If you’re interested in learning about RAW workflow — stay tuned. I’ll show you how working with RAW files is no more difficult than JPEGS. And if you choose to stay with JPEG — you should also stay tuned. I’ll show you how to improve your photos with the latest version of Adobe Camera RAW. All this in the next post from the “Adobe Bridge Series”.

8 thoughts on “RAW vs JPEG: A Visual Comparison

  1. philippe

    Brian,
    one more nice article. and very interesting! I recently tried to work with RAW, but it needs to change my process, so I’m very interested in your next articles… thanks for your work!
    Philippe

  2. My Camera World

    The answer to above is as always it depends on what you are trying to achieve with the output.
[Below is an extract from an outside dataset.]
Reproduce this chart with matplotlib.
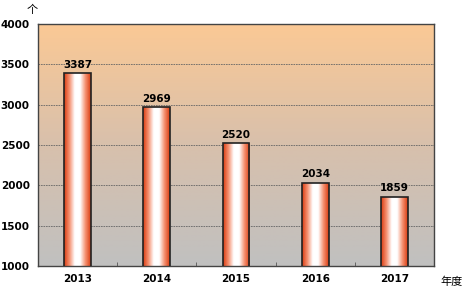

I can think of situations where each of the above might useful in specific processing/rendering intents.

    If you were to say well version x above best represents what my eye saw then this is not actually true, but if you saw version x best represents what my mind registered then this is more accurate. The eye can, at speeds faster then you can detect, auto-adjust exposure for different levels of light so to the mind see one image. This is a lot like how HDR works. It is difficult to say which version truly represent the actual scene as when I look at landscapes I se great detail in clouds and also deep in the shadows.

    JPEG and RAW each have there benefits and problems and for each photographer there is a solution that best meets their needs and will be different for others. There really is one is better than the other only if trying to overcome specific problems, such a exposure or WB correction, storage limitations or workflow needs.

    While I shoot in RAW for my needs I was glad that ACR will work with JPEG files, not to the full extend of RAW, but at least it is useful tool.

    Niels Henriksen

  3. Luis Cruz

    I’m still wondering about my raw workflow, so I would definitely appreciate any information I can find on other photographers’ processes. I’m looking forward to the next few posts.

  4. Jeff H

    If you are looking for maximum image quality and maximum latitude for adjustment, then RAW wins hands down. A .jpg image has the adjustments that the camera makes to it ‘baked’ in. This includes white balance, exposure, brightness, contrast, and almost always some sharpening. The image is then dumbed down from 12 or 14 bits per pixel to 8 and then compressed. When you go to adjust an 8 bit file, each color RG&B has only 256 gradations from black to white. So if you do any significant adjustments to the exposure or color, you can end up posterizing one or all of the color channels, which results in a blotchy looking photo. You also have no good way to adjust the white balance once it is baked in by the camera. Same goes for sharpening, once it’s applied by the camera, you can’t remove it.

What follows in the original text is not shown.